> _Given task_: Reproduce the listing word for word. Skip any image.

> _Stored data_:
* BEGIN *
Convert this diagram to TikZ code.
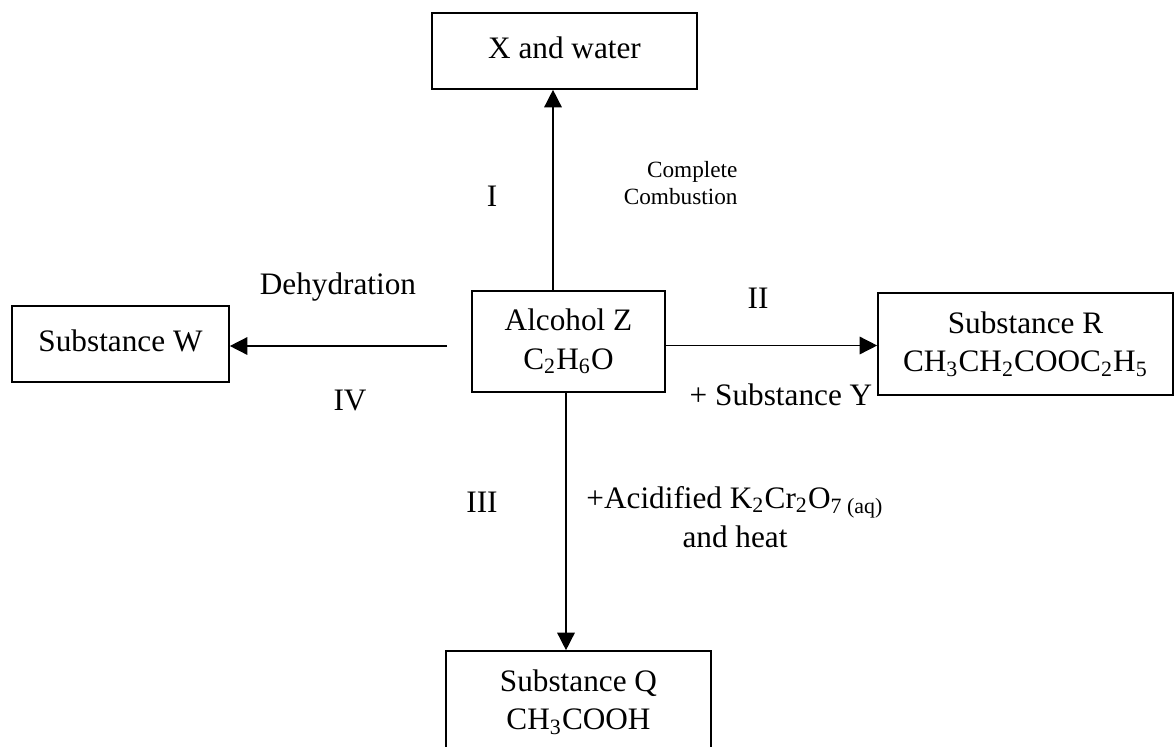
\documentclass[tikz,border=0pt]{standalone}
\usepackage{fontspec}
\setmainfont{Liberation Serif}
\usetikzlibrary{arrows.meta}
\tikzset{
  every node/.style={font=\fontsize{12.5}{15.5}\selectfont, inner sep=0pt},
  box/.style={draw, line width=0.65pt, align=center, inner sep=0pt},
  arr/.style={line width=0.6pt, -{Triangle[length=7pt,width=7pt]}},
  small/.style={font=\fontsize{9.3}{10.8}\selectfont},
}
\begin{document}
\begin{tikzpicture}[x=0.4pt,y=-0.4pt]
\useasboundingbox (0,0) rectangle (1174,747);
\fill[white] (0,0) rectangle (1174,747);
\clip (0,0) rectangle (1174,747);
% boxes
\node[box, minimum width=265*0.4pt, minimum height=76*0.4pt] (X) at (564.5,51) {\raisebox{2.4pt}{X and water}};
\node[box, minimum width=193*0.4pt, minimum height=101*0.4pt] (alc) at (568.5,341.5) {Alcohol Z\\C\textsubscript{2}H\textsubscript{6}O};
\node[box, minimum width=217*0.4pt, minimum height=76*0.4pt] (W) at (120.5,344) {\raisebox{2.8pt}{Substance W}};
\node[box, minimum width=295*0.4pt, minimum height=102*0.4pt] (R) at (1025.5,344) {Substance R\\CH\textsubscript{3}CH\textsubscript{2}COOC\textsubscript{2}H\textsubscript{5}};
\node[box, minimum width=265*0.4pt, minimum height=102*0.4pt] (Q) at (578.5,702) {Substance Q\\CH\textsubscript{3}COOH};
% connector helper coordinates
\coordinate (cI) at (553,0);
\coordinate (cIII) at (566,0);
\coordinate (cII) at (0,345.5);
\coordinate (ivs) at (447,346);
% connectors
\draw[arr] (cI |- alc.north) -- (cI |- X.south);
\draw[arr] (alc.east |- cII) -- (R.west |- cII);
\draw[arr] (cIII |- alc.south) -- (cIII |- Q.north);
\draw[arr] (ivs) -- (W.east |- ivs);
% labels
\node (lI) at (492,196) {I};
\node[small, anchor=east, align=right] (lcomb) at (738,183.5) {Complete\\Combustion};
\node (lII) at (758,298) {II};
\node (lY) at (781,395) {+ Substance Y};
\node (lIII) at (482,502) {III};
\node[align=center] (lox) at (735,517) {+Acidified K\textsubscript{2}Cr\textsubscript{2}O\textsubscript{7 (aq)}\\and heat};
\node (ldeh) at (338,287) {Dehydration};
\node (lIV) at (350,400) {IV};
\end{tikzpicture}
\end{document}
* END *
> _Result of the task_:
Convert this diagram to TikZ code.
\documentclass[tikz,border=0pt]{standalone}
\usepackage{fontspec}
\setmainfont{Liberation Serif}
\usetikzlibrary{arrows.meta}
\tikzset{
  every node/.style={font=\fontsize{12.5}{15.5}\selectfont, inner sep=0pt},
  box/.style={draw, line width=0.65pt, align=center, inner sep=0pt},
  arr/.style={line width=0.6pt, -{Triangle[length=7pt,width=7pt]}},
  small/.style={font=\fontsize{9.3}{10.8}\selectfont},
}
\begin{document}
\begin{tikzpicture}[x=0.4pt,y=-0.4pt]
\useasboundingbox (0,0) rectangle (1174,747);
\fill[white] (0,0) rectangle (1174,747);
\clip (0,0) rectangle (1174,747);
% boxes
\node[box, minimum width=265*0.4pt, minimum height=76*0.4pt] (X) at (564.5,51) {\raisebox{2.4pt}{X and water}};
\node[box, minimum width=193*0.4pt, minimum height=101*0.4pt] (alc) at (568.5,341.5) {Alcohol Z\\C\textsubscript{2}H\textsubscript{6}O};
\node[box, minimum width=217*0.4pt, minimum height=76*0.4pt] (W) at (120.5,344) {\raisebox{2.8pt}{Substance W}};
\node[box, minimum width=295*0.4pt, minimum height=102*0.4pt] (R) at (1025.5,344) {Substance R\\CH\textsubscript{3}CH\textsubscript{2}COOC\textsubscript{2}H\textsubscript{5}};
\node[box, minimum width=265*0.4pt, minimum height=102*0.4pt] (Q) at (578.5,702) {Substance Q\\CH\textsubscript{3}COOH};
% connector helper coordinates
\coordinate (cI) at (553,0);
\coordinate (cIII) at (566,0);
\coordinate (cII) at (0,345.5);
\coordinate (ivs) at (447,346);
% connectors
\draw[arr] (cI |- alc.north) -- (cI |- X.south);
\draw[arr] (alc.east |- cII) -- (R.west |- cII);
\draw[arr] (cIII |- alc.south) -- (cIII |- Q.north);
\draw[arr] (ivs) -- (W.east |- ivs);
% labels
\node (lI) at (492,196) {I};
\node[small, anchor=east, align=right] (lcomb) at (738,183.5) {Complete\\Combustion};
\node (lII) at (758,298) {II};
\node (lY) at (781,395) {+ Substance Y};
\node (lIII) at (482,502) {III};
\node[align=center] (lox) at (735,517) {+Acidified K\textsubscript{2}Cr\textsubscript{2}O\textsubscript{7 (aq)}\\and heat};
\node (ldeh) at (338,287) {Dehydration};
\node (lIV) at (350,400) {IV};
\end{tikzpicture}
\end{document}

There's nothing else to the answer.